In my opinion, this statement is an insult to those who are troubled (deeply and sincerely) by the content of the statement and the awards process. It is an insult to have their concerns swept into the fray of “censorship” and “suppression.” It’s a statement that glorifies surface discussions about diversity that won’t amount to anything or won’t require the DNA of the organization to shift and bend in the direction of inclusion and emotional justice. This statement is a flowery statement that says everything and nothing in 262 words. As I reviewed this statement, I thought about the idea of community in PR once again.
Our theory is that public relations is better defined and practiced as the active attempt to restore and maintain a sense of community. –Kruckeberg & Starck (1988, xi)

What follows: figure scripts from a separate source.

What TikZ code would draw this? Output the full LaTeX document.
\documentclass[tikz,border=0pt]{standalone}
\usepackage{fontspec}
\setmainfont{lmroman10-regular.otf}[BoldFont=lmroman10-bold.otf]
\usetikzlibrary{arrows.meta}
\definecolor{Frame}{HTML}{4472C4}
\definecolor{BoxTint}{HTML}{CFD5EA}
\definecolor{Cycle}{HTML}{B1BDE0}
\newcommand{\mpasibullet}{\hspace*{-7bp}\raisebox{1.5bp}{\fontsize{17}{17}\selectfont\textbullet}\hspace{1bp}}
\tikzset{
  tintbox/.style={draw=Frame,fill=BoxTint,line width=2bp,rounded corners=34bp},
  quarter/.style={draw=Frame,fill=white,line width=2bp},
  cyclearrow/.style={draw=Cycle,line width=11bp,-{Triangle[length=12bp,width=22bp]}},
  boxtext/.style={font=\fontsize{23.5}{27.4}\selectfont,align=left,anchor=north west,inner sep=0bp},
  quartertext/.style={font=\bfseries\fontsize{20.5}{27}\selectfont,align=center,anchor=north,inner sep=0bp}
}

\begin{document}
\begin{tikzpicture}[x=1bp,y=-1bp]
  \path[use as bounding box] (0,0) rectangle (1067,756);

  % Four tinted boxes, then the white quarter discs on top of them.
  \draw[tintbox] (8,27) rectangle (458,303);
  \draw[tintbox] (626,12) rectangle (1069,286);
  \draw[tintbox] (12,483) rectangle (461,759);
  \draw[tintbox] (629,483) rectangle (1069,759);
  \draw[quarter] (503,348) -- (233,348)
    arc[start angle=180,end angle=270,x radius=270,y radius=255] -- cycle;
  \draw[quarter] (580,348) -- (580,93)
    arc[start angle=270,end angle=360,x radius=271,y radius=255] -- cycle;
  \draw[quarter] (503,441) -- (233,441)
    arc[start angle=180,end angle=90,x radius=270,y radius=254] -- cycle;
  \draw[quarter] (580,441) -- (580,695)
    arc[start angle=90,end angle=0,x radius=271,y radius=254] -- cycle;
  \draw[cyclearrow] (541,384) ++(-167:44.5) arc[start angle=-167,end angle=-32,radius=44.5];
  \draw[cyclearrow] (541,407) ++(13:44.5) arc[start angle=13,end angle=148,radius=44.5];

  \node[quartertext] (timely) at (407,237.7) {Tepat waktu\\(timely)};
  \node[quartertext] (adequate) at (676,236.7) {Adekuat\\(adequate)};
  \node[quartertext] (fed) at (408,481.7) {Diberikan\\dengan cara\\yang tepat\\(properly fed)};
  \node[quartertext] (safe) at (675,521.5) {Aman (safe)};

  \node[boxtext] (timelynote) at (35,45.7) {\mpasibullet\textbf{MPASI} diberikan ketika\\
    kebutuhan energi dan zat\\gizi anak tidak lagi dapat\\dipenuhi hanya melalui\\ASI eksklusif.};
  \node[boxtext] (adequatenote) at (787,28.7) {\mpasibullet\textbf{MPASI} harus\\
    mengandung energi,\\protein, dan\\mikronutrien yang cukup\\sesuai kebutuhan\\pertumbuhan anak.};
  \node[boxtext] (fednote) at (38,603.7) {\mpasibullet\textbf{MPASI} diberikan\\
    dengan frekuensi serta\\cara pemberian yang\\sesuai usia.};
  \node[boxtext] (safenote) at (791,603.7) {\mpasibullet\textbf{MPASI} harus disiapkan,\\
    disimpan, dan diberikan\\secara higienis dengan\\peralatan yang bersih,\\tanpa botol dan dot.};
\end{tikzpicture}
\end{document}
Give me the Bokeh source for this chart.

As public relations scholar who believes in the idea of community, this statement did not build community or address the needs of all the members of the community.The statement appeased some who applauded the organization for standing up against censorship, and others were disappointed that the organization chose a soft, easy way out of talking about diversity, agency, consent, and other problematic elements in mainstream romance fiction. As a community, romance writers were split about the value of RWA, and now the split has grown wider and more fractious. Like Humpty Dumpy, RWA’s effort may not put that community back together again.
Readers, what do you think? Was the apology spot on or was it a miss?